The Environmental Protection Agency is looking for faster and more efficient ways to clean up contamination across the U.S.
The agency promotes a cleanup effort in Houston as a case study for the kind of public-private partnerships that Administrator Scott Pruitt would like to see more of.
The site is now vacant, and looks harmless enough, but some aren’t so sure about that.
“Condominiums are going to be built on this 36 acres of land,” says Juan Parras, with the environmental justice advocacy group T.E.J.A.S.
He’s gathered with a handful of other Fifth Ward residents and activists outside the “MDI” Superfund site, once home to a metal casting facility that spewed lead contamination on the surrounding neighborhood.
After a multi-million dollar cleanup, the site’s future is looking very different. High-profile Houston developer Frank Liu bought the property years ago, in a first-of-its-kind deal with the EPA where the company would pay for and carry out the cleanup.
The agency says it was a success: part of the site was removed from a national priorities list in 2010. The site’s last progress review in 2012 said that after thousands of cubic yards of contaminated soil and debris were trucked off, health and environmental threats were “eliminated” in some areas, and in other parts of the site there were no “unacceptable” threats left.
But Parras, with the environmental group, isn’t convinced.
“We’re not satisfied with the EPA saying that it’s cleaned up,” he says. “We want independent testing so that we can confirm for ourselves and our communities that it is cleaned up.”
Local reverend James Caldwell dismisses the public-private approach as a “cost-saving tactic.”
“From our perspective, no amount, no amount of lead in a child is acceptable,” he says.
Caldwell feels this innovative agreement was just a way to “cover up” the problem. He’s highly skeptical that the developer that handled the cleanup did a thorough job. As he describes it, that feeling stems from broader concerns about gentrification in east Houston.
“It’s an oligarchy,” he says. “It’s part of this profit before people concept. The only thing that developers are interested in in our communities is profit. They see an opportunity to make money, then they’re going to come in.”
A spokesperson for Liu, the developer who bought the property, describes these concerns as simply “uneducated,” saying Liu spent more than $7 million of his money cleaning up the site to the same standards as the EPA would have, had the agency handled it.
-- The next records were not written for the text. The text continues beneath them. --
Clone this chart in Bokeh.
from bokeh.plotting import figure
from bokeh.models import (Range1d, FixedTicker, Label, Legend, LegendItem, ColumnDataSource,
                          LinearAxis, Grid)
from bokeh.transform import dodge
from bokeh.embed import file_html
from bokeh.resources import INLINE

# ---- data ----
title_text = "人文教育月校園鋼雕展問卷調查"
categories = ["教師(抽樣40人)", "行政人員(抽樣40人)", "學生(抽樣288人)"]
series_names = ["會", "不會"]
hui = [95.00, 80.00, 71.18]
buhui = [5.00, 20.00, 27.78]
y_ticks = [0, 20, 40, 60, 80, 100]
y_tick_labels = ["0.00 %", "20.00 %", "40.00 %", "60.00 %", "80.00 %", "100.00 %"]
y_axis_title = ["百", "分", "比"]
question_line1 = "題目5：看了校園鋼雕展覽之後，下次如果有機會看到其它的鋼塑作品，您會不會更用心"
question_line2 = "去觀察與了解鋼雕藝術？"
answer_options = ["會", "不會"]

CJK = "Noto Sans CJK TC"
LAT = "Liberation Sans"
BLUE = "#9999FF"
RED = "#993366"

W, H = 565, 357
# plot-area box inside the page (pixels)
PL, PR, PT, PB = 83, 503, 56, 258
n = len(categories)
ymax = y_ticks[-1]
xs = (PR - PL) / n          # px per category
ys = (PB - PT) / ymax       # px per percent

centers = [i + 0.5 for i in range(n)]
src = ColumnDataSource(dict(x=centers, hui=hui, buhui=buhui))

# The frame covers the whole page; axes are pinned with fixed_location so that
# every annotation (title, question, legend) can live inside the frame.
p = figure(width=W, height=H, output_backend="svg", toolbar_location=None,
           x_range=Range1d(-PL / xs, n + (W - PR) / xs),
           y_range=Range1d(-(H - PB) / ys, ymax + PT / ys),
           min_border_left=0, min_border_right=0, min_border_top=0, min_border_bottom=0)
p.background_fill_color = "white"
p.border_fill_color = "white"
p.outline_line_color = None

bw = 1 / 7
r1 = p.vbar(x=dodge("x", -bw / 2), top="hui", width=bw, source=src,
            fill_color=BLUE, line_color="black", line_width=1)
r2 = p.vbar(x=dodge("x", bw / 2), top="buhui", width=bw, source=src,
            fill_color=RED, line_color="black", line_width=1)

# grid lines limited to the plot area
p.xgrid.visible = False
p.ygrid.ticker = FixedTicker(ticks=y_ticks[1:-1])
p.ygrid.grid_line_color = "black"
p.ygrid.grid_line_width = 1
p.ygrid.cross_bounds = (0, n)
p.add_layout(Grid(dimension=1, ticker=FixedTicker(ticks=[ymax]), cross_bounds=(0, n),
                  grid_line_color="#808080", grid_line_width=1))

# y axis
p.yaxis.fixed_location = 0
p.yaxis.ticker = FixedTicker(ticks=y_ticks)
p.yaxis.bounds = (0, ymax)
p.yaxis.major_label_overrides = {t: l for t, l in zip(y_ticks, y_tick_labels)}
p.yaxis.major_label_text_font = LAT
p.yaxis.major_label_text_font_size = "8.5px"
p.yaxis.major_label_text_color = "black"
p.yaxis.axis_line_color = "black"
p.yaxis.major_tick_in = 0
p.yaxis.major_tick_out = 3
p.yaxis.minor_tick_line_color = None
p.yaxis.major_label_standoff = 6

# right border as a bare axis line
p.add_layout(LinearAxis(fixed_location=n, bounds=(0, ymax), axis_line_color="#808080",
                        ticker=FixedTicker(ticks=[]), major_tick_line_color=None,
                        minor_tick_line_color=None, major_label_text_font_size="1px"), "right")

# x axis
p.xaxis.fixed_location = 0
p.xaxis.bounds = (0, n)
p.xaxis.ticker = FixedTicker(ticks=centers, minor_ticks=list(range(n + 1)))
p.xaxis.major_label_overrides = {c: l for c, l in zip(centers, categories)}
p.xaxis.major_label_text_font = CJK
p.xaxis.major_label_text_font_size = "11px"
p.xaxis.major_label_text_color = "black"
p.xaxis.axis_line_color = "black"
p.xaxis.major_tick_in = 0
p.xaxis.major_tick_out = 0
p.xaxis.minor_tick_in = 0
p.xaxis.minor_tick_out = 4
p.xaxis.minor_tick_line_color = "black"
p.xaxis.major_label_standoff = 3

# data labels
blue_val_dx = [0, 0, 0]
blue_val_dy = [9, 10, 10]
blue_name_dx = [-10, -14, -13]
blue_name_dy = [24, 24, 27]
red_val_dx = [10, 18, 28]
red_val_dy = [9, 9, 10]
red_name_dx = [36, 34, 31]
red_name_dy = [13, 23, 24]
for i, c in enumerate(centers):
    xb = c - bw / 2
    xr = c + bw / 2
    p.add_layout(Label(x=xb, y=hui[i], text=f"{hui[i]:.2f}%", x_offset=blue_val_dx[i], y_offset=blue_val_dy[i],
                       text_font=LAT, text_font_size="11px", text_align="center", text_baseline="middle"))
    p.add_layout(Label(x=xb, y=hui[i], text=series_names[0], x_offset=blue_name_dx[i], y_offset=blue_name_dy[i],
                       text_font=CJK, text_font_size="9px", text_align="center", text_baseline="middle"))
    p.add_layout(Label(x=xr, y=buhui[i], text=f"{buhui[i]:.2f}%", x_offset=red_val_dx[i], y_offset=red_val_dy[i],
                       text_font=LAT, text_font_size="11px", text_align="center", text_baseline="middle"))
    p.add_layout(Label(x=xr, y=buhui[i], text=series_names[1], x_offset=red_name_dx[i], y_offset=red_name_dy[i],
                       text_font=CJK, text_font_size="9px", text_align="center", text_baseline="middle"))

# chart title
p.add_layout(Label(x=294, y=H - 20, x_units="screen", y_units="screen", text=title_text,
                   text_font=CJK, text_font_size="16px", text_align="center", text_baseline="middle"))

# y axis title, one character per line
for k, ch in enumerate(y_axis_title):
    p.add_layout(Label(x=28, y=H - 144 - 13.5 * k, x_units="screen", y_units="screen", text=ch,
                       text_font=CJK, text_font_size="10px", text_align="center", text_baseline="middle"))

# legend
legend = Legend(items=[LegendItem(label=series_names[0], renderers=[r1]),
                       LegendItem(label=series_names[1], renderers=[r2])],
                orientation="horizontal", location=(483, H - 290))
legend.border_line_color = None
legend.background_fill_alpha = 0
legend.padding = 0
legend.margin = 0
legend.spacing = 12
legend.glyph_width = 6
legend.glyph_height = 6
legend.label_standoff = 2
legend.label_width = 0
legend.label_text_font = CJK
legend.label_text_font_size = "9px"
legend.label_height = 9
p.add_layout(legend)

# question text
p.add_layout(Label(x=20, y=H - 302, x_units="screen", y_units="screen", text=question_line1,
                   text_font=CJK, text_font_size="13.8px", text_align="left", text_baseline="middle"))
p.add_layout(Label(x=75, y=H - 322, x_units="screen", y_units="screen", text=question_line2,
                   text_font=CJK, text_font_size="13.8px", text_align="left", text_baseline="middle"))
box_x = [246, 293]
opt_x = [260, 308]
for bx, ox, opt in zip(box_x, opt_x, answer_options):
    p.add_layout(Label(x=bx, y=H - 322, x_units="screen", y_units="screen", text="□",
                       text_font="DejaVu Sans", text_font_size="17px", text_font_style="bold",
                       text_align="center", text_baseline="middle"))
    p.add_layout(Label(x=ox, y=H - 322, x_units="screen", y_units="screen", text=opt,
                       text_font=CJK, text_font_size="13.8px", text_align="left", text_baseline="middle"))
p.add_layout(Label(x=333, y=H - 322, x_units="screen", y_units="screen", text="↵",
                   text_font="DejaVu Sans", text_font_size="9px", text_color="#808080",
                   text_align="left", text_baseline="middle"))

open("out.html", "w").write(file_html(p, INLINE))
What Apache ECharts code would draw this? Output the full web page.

“No good deed goes unpunished,” Liu says, the only comment he would offer on the matter.
The Houston activists are part of a much broader opposition effort against the EPA’s shifting approach to dealing with Superfunds.
Several Texas advocacy groups have signed onto a “People’s Task Force” on the future of the program. Among their other recommendations, they want to see more “complete” cleanups instead of ones that simply “contain” contamination, and more community input in the planning process.
An EPA task force on the issue released recently its own list of recommendations.
“Big picture, it shows that Scott Pruitt wants to make Superfund the centerpiece for EPA’s activities in the near future,” says University of Houston environmental law professor Tracy Hester.
Part of the recommendations call for more private investment in cleanups, which Hester says isn’t a huge shift from past administrations.
“Even going back to the 1990’s, EPA has always had a focus on trying to make these properties usable again, and inviting people who want to buy them, to clean them up and then sell them at a high profit markup, to be part of that process,” he says. “Congress has revised the statute to make that more possible.”
The difference, Hester notes, is emphasis. If Pruitt’s efforts to promote redevelopment Superfund sites comes at the expense of thorough cleanups, that will spark further concerns for environmental groups, and for the communities near those sites.